Face value is seldom real value

Good guidance comes sometimes through the quietest voices.  If you have ever listened to the loudest voice, you might just have realized the loudest is not always the clearest!  It just got your attention!  As we have been studying our way through the Book of Proverbs over the past couple of days, we have discovered there is good advice which awaits those with hearing ears and a responsive heart - but it is not always the loudest voice we hear!  The instructions of a father's heart are of value to us in making us ready for what life sends our way.  We are reminded - follow them and you will live; learn from them, and you may not have to experience everything for yourself; love the, for wise words will guide us when times of trial come our way.  

Dear friend, take my advice; it will add years to your life.  I’m writing out clear directions to Wisdom Way, I’m drawing a map to Righteous Road.  I don’t want you ending up in blind alleys, or wasting time making wrong turns.  Hold tight to good advice; don’t relax your grip. Guard it well—your life is at stake!  Don’t take Wicked Bypass; don’t so much as set foot on that road.  Stay clear of it; give it a wide berth. Make a detour and be on your way. (Proverbs 4:10-15 MSG)

We have discovered getting wisdom is the most important thing we can do - for wisdom is not a thing, but a person - Jesus.  Coming into a personal relationship with him begins a journey of wisdom's development within.  Along with wisdom, we need to develop good judgment - learned and practical knowledge go hand in hand.  A life guided by wisdom keeps us from limping along or stumbling along the way.  One of the most prevalent warnings in the first four chapters of this Book are those which warn against keeping company with evil doers and the wicked.  The luring calls of those who would desire nothing more than to trip us up, pull us away from the stillness and peace of deep, intimate fellowship with Jesus are to be avoided at all cost.  

We avoid the places they hang out - because the surroundings we frequent soon become the "norm" by which we do our business.  Interestingly, the focus is not on the people in the surroundings as much as the influence the surroundings can place upon us.  There is a "place" of influence in all our lives; we just need to figure out where that is!  The way of the righteous - the place of their "influence" - is like the gleam of the first dawn.  Dawn does something dusk does not.  Dusk begins to "cover over" the things we find it so hard to avoid in darkness - things which cause us to stumble and fall.  Dawn actually begins to shed light on what once was hidden - dispelling the fear of the unknown.  

Our advice today is to guard good advice - guarding your heart against the dark places, the surroundings which will only entrap and trip us up.  Really, I think God may be telling us to guard our intellect - for all action begins with thought.  We begin this process of "guarding" by testing all teaching - not all teaching is worthy of our attention, nor our embracing.  Face value is often not the "real" value of something.
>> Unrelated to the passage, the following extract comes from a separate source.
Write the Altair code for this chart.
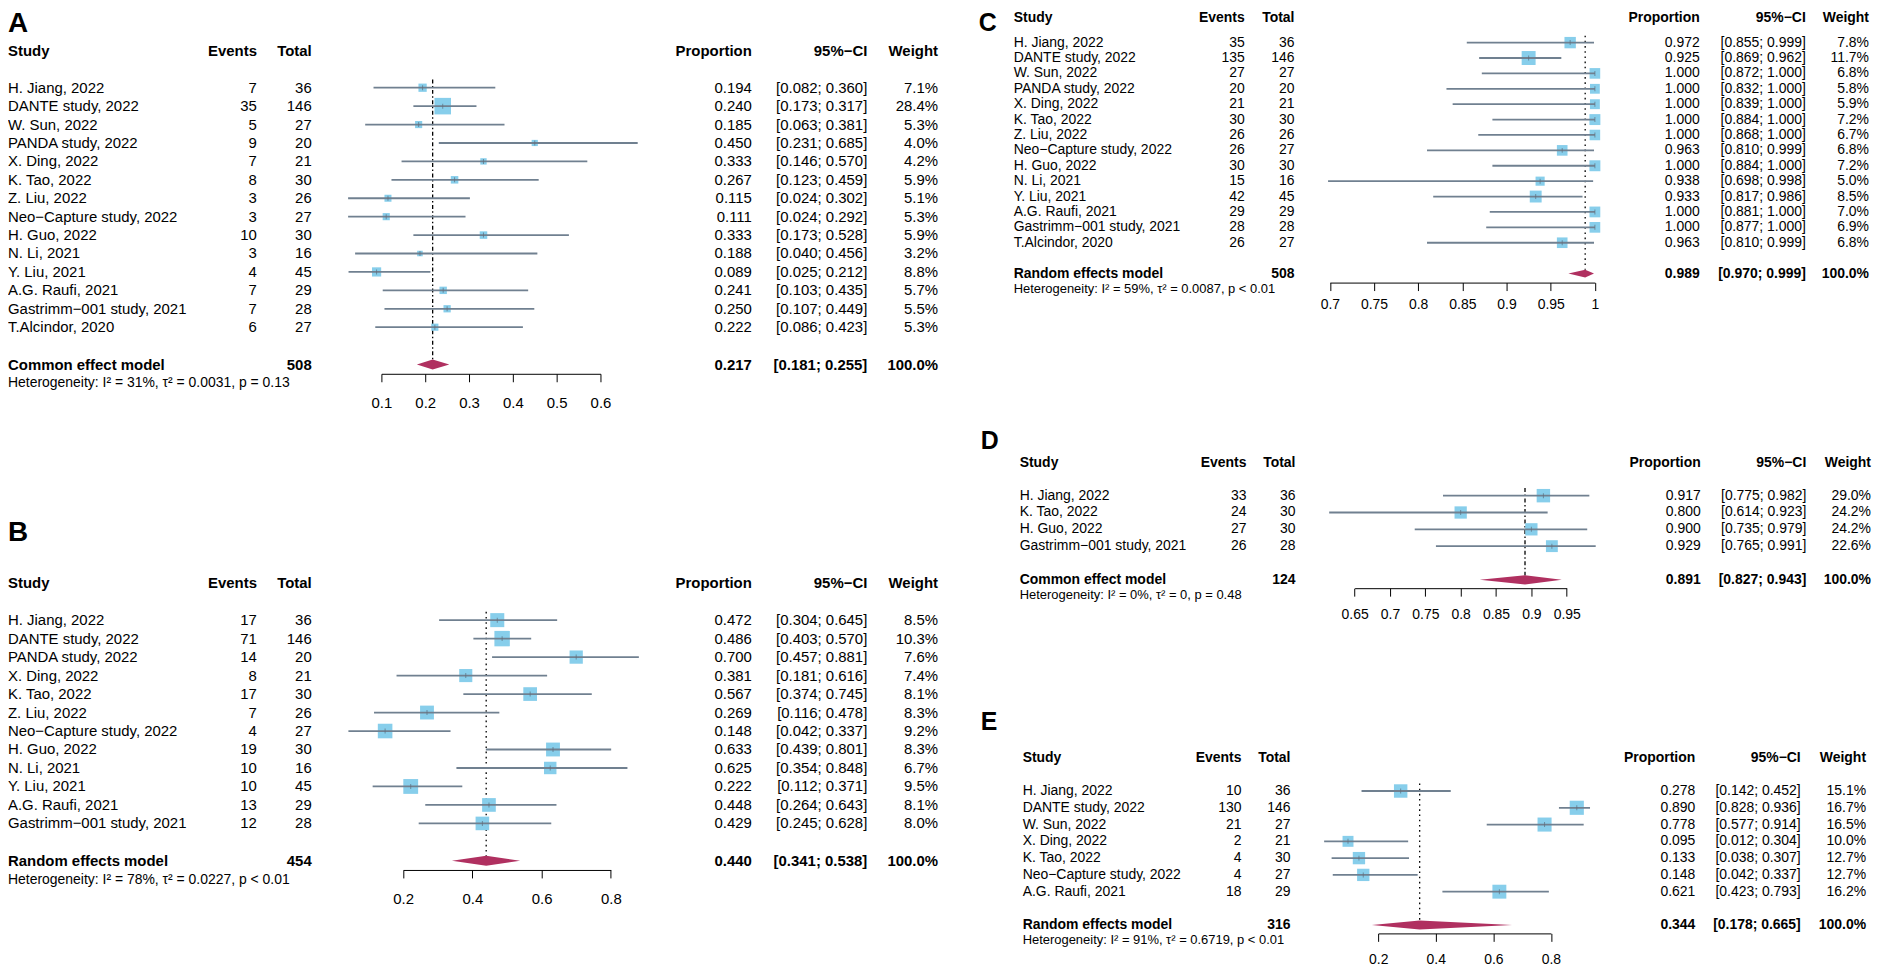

I learned this when I had a Canadian Grandmother who would send a new two dollar Canadian bill to me each birthday.  I thought I was rich until someone told me the "value" of the bill was about sixty cents on the dollar!  

The face value of the bill made no difference - it was what was behind the bill - the backing of the Canadian banking system and government - all those things I don't really understand. If I had just gone on thinking I possessed two dollars, I might have been sorely disappointed when I counted on it to actually fulfill some payment down the road!  Too many times we count on something we had heard in our past, laid up in our hearts, to keep us safe later on.  Truth is - if we don't test it now, before we lay it up in our heart - we might just be disappointed in its ability to fulfill something we counted on to be there at a later time.  God's truth is of great value - but many distort truth with personal opinion, making it a little "grey" in areas.  We need to remember to test all truth - not just accept what we hear at face value.

Not only are we told to guard our intellect, but the heart encompasses our emotions, as well.  Two things which trip us up and get us into the wrong surroundings, listening to the wrong people, influenced by the wrong teachings quicker than anything else - not using our intellect, and responding to our emotions!  Emotions "sway" us - they are like those branches on the weeping willow - easily swayed by the lightest winds, gently brushing back and forth at first, but quickly whipped to and fro when the winds pick up speed.  Emotions have more power over our lives than we give them credit - they influence our "whereabouts" and our "think abouts" more than we'd like to admit.  Learning to place a guard over them is critical to avoiding the places we'd do well to avoid, the influences we'd do well to not be swayed by.

Two thoughts as we close today - we need to look straight ahead and we need to mark our a straight path.  Wisdom helps here - for keeping our gaze firmly fixed on the one who designed the path will ensure we don't lose sight of the goal.  Blinders on a horse serve a purpose - to direct the focus. Instead of being influenced by the things around him, he keeps his attention on the goal.  Maybe we need some intellectual and emotional blinders - helping us to think on the things which matter and then responding to those which will help us "stay the course", rather than being "swayed" by the course.  Just sayin!